お知らせ

適切なアルコール飲酒量そしてアルコール関連疾患

飲酒量と病気の発症のリスクの関係は疾患によって異なりますが、全死亡率でみると一定(適切)の飲酒量までは死亡率は低下し、それ以上になると増加するJカーブといわれる関係となっています。適切な飲酒量とは1日平均純アルコール消費量21gまでの飲酒者の死亡率が最も低くなっているとの報告などより健康日本21では1日当たりアルコール20gと定められています。その一方で生活習慣病のリスクのある飲酒量は男性で40g以上/日、女性20g以上/日(純アルコール換算)とされています。具体的にはWHOのAUDITによって使われているドリンク(純アルコール換算で10gの飲酒量に相当)という単位が最近よく使われます。これによると2ドリンクが純アルコール20gに相当します。アルコール飲料で換算すると次のようになります。ビール500ml(ロング缶、あるいは中瓶)(2ドリンク)、日本酒1合(180ml)(2.2ドリンク)、焼酎(25%)1/2合(1.8ドリンク)、チューハイ(7%)レギュラー缶(2ドリンク)、ワイン(12%)、クイングラス(120ml)2杯(2.4ドリンク)、ウイスキー(40%)ダブル水割り(原酒で60ml)(2ドリンク)梅酒(13%)1合(1.9ドリンク)などです。このアルコール量をこえる飲酒を続けているとアルコール関連疾患の発症リスクが高くなります。代表的な疾患はご存知のものも多くあると思いますが、下記などがあります。
脳:うつ、不安障害、認知症、アルコール依存症
心臓:高血圧、不整脈、心不全、心筋症
膵臓:糖尿病、膵炎、膵臓癌
肝臓:脂肪肝、肝炎、肝硬変、肝細胞癌
大腸:大腸癌
喉・食堂:口腔癌、喉頭癌、食道癌
その他:高脂血症、高尿酸血症、乳癌(女性)、末梢神経障害、胎児性アルコール症候群(妊婦の飲酒による)

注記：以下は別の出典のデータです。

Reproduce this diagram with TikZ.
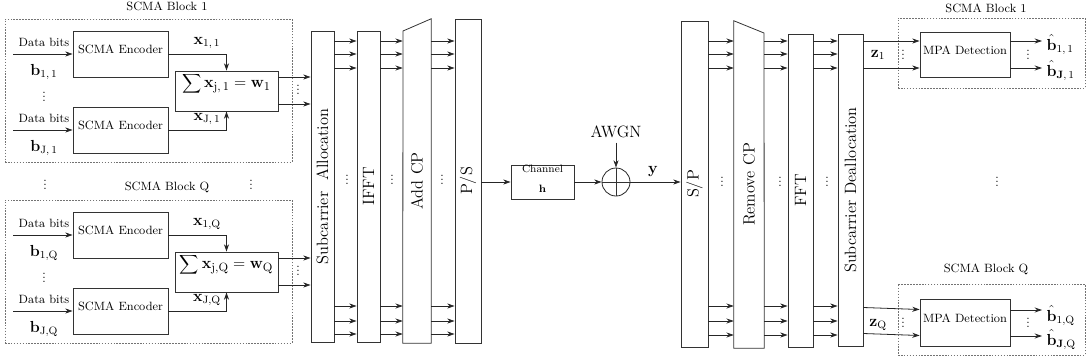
\documentclass[tikz,border=0pt]{standalone}
\usetikzlibrary{arrows.meta,fit,calc}
\newcommand{\myvd}{\vbox{\baselineskip3pt\lineskiplimit0pt\hbox{.}\hbox{.}\hbox{.}}}
\begin{document}
\begin{tikzpicture}[x=0.75pt,y=-0.75pt,
  every node/.style={font=\fontsize{9}{11}\selectfont},
  blk/.style={draw=black!80, line width=0.6pt, inner sep=0pt},
  grp/.style={draw=black!55, dash pattern=on 1.2pt off 1pt, line width=0.45pt, inner sep=0pt},
  arr/.style={-{Stealth[length=5.5pt,width=3.8pt]}, line width=0.6pt, draw=black!85},
  ln/.style={line width=0.6pt, draw=black!80},
  big/.style={font=\fontsize{12.3}{14}\selectfont},
  lab/.style={font=\fontsize{11.5}{13}\selectfont},
  dts/.style={font=\fontsize{9}{9}\selectfont, inner sep=0pt},
]
\useasboundingbox (0,0) rectangle (1086,362);

% ---------- middle transmitter blocks ----------
\node[blk, fit={(311,31)(334,342)}, label={[big,rotate=90]center:Subcarrier\ \ Allocation}] (sa) {};
\node[blk, fit={(357,31)(380,342)}, label={[big,rotate=90]center:IFFT}] (ifft) {};
\node[inner sep=0pt, fit={(403,19)(431,343)}] (acp) {};
\draw[ln] (acp.south west) -- (403,31) -- (acp.north east) -- (acp.south east) -- cycle;
\node[big, rotate=90] (acpl) at (acp.center) {Add CP};
\node[blk, fit={(455,19)(481,343)}, label={[big,rotate=90]center:P/S}] (ps) {};

\foreach \y in {41,54,68,306,321,334}{
  \draw[arr] (sa.east |- 0,\y) -- (ifft.west |- 0,\y);
  \draw[arr] (ifft.east |- 0,\y) -- (acp.west |- 0,\y);
  \draw[arr] (acp.east |- 0,\y) -- (ps.west |- 0,\y);
}
\node[dts] (d1) at (347,180) {\myvd};
\node[dts] (d2) at (392,180) {\myvd};
\node[dts] (d3) at (442,180) {\myvd};

% ---------- channel ----------
\node[blk, fit={(511,165)(574,199)}, align=center, font=\fontsize{8}{15}\selectfont] (ch) {Channel\\$\mathbf{h}$};
\draw[arr] (ps.east |- ch) -- (ch.west);
\node[draw=black!85, line width=0.6pt, circle, minimum size=21pt, inner sep=0pt] (add) at (616,182) {};
\draw[ln] (add.north) -- (add.south) (add.west) -- (add.east);
\draw[arr] (ch.east) -- (add.west);
\node[big] (awgn) at (616,132) {AWGN};
\draw[arr] (awgn.south) -- (add.north);

% ---------- receiver blocks ----------
\node[blk, fit={(681,21)(708,347)}, label={[big,rotate=90]center:S/P}] (sp) {};
\draw[arr] (add.east) -- (sp.west |- add);
\node[big] (ylab) at (653,171) {$\mathbf{y}$};
\node[inner sep=0pt, fit={(734,21)(764,348)}] (rcp) {};
\draw[ln] (rcp.north west) -- (764,33) -- (rcp.south east) -- (rcp.south west) -- cycle;
\node[big, rotate=90] (rcpl) at (rcp.center) {Remove CP};
\node[blk, fit={(788,34)(813,347)}, label={[big,rotate=90]center:FFT}] (fft) {};
\node[blk, fit={(838,34)(863,346)}, label={[big,rotate=90]center:Subcarrier Deallocation}] (sd) {};

\foreach \y in {41,54,68,306,321,335}{
  \draw[arr] (sp.east |- 0,\y) -- (rcp.west |- 0,\y);
  \draw[arr] (rcp.east |- 0,\y) -- (fft.west |- 0,\y);
  \draw[arr] (fft.east |- 0,\y) -- (sd.west |- 0,\y);
}
\node[dts] (d4) at (722,182) {\myvd};
\node[dts] (d5) at (780,182) {\myvd};
\node[dts] (d6) at (827,182) {\myvd};
\node[dts] (d7) at (997,182) {\myvd};

% ---------- left SCMA blocks ----------
\foreach \dy/\q/\s in {0/1/{\,1}, 181/Q/{\mathrm{Q}}}{
\begin{scope}[shift={(0,\dy)}]
  \node[grp, fit={(5,19)(292,162)}] (g\q) {};
  \node (t\q) at (167,6) {SCMA Block \q};
  \node[blk, fit={(73,31)(168,77)}] (ea\q) {SCMA Encoder};
  \node[blk, fit={(73,107)(168,153)}] (eb\q) {SCMA Encoder};
  \coordinate (ia\q) at (13,54);
  \coordinate (ib\q) at (13,130);
  \draw[arr] (ia\q) -- (ea\q.west);
  \draw[arr] (ib\q) -- (eb\q.west);
  \node (da\q) at (44,42) {Data bits};
  \node (db\q) at (44,118) {Data bits};
  \node[lab] (ba\q) at (44,72) {$\mathbf{b}_{1,\s}$};
  \node[lab] (bb\q) at (44,148) {$\mathbf{b}_{\mathrm{J},\s}$};
  \node[dts] (dv\q) at (44,97) {\myvd};
  \node[blk, fit={(175,71)(278,111)}, font=\fontsize{12.3}{14}\selectfont] (sum\q) {$\displaystyle\sum \mathbf{x}_{\mathrm{j},\s} = \mathbf{w}_{\mathrm{\q}}$};
  \draw[arr] (ea\q.east) -| (sum\q.north);
  \draw[arr] (eb\q.east) -| (sum\q.south);
  \node[lab] (xa\q) at (207,43) {$\mathbf{x}_{1,\s}$};
  \node[lab] (xb\q) at (207,119) {$\mathbf{x}_{\mathrm{J},\s}$};
  \draw[arr] (sum\q.east |- 0,77) -- (sa.west |- 0,77);
  \draw[arr] (sum\q.east |- 0,104) -- (sa.west |- 0,104);
  \node[dts] (do\q) at (298,90) {\myvd};
\end{scope}
}
\node[dts] (dl1) at (45,185) {\myvd};
\node[dts] (dl2) at (251,185) {\myvd};

% ---------- right SCMA blocks ----------
\node[grp, fit={(898,18)(1085,88)}] (r1) {};
\node (rt1) at (986,8) {SCMA Block 1};
\node[blk, fit={(920,32)(1010,77)}] (mpa1) {MPA Detection};
\draw[arr] (sd.east |- 0,41) -- (mpa1.west |- 0,41);
\draw[arr] (sd.east |- 0,68) -- (mpa1.west |- 0,68);
\node[lab] (z1) at (878,55) {$\mathbf{z}_1$};
\node[dts] (dz1) at (903,55) {\myvd};
\coordinate (o11) at (1042,41);
\coordinate (o12) at (1042,68);
\draw[arr] (mpa1.east |- o11) -- (o11);
\draw[arr] (mpa1.east |- o12) -- (o12);
\node[lab, anchor=base west, inner sep=1pt] (bh11) at (1045,50) {$\hat{\mathbf{b}}_{1,\,1}$};
\node[lab, anchor=base west, inner sep=1pt] (bh12) at (1045,76) {$\hat{\mathbf{b}}_{\mathbf{J},\,1}$};
\node[dts] (dm1) at (1028,55) {\myvd};

\node[grp, fit={(898,284)(1085,355)}] (rQ) {};
\node (rtQ) at (986,269) {SCMA Block Q};
\node[blk, fit={(920,299)(1010,346)}] (mpaQ) {MPA Detection};
\draw[arr] (sd.east |- 0,307.5) -- (mpaQ.west |- 0,309.5);
\draw[arr] (sd.east |- 0,333.5) -- (mpaQ.west |- 0,335.5);
\node[lab] (zQ) at (878,325) {$\mathbf{z}_{\mathrm{Q}}$};
\node[dts] (dzQ) at (903,323) {\myvd};
\coordinate (oQ1) at (1042,310);
\coordinate (oQ2) at (1042,336);
\draw[arr] (mpaQ.east |- oQ1) -- (oQ1);
\draw[arr] (mpaQ.east |- oQ2) -- (oQ2);
\node[lab, anchor=base west, inner sep=1pt] (bhQ1) at (1045,321) {$\hat{\mathbf{b}}_{1,\mathrm{Q}}$};
\node[lab, anchor=base west, inner sep=1pt] (bhQ2) at (1045,345) {$\hat{\mathbf{b}}_{\mathbf{J},\mathrm{Q}}$};
\node[dts] (dmQ) at (1028,323) {\myvd};
\end{tikzpicture}
\end{document}
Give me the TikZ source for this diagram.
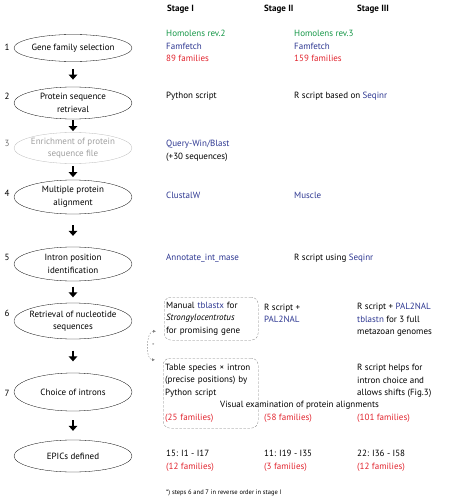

ここでいう胎児性アルコール症候群とは聞きなれないと思いますが、妊娠中の飲酒により、胎児・乳児に出生時の低体重、顔面の奇形、成長の遅れなど様々な悪影響を与えることであり、妊娠を予定している場合には完全禁酒が望ましいという事です。また上記の肝臓、膵臓、癌などに関してはその症状はよくご存知と思いますので、循環器の疾患に関して少々説明を加えます。
日本人男性の高血圧の約35%、女性の高血圧の約3%が飲酒によると推測されています。そして摂取量と血圧の関係はほぼ直線的でアルコール10mlあたり収縮期血圧は約1mmHg上昇するとの報告や日本酒1合減量することによって3.6mmHg低下するなどの報告があります。しかし適切な飲酒量では血圧に対してあまり影響しないとの見解も多く、いわゆる上述のJカーブ現象であり、これは不整脈や心不全にもあてはまるとされています。一方冠動脈疾患では適切な飲酒量では好影響であり(予防的にはたらく)、飲酒量が多くても影響はないとされています。(詳細は説明しません)脳卒中に関しては、アルコール飲酒量と脳出血などの出血性脳卒中は少量からでも、その発症には直線的な関係があるとされています。脳梗塞などの虚血性脳卒中はJカーブを示すとされています。末梢動脈疾患は冠動脈疾患と同様なアルコールの効果を示すとされています。以上早歩で概略を説明しました。ようは適切な飲酒量を心がけて下さいということになります。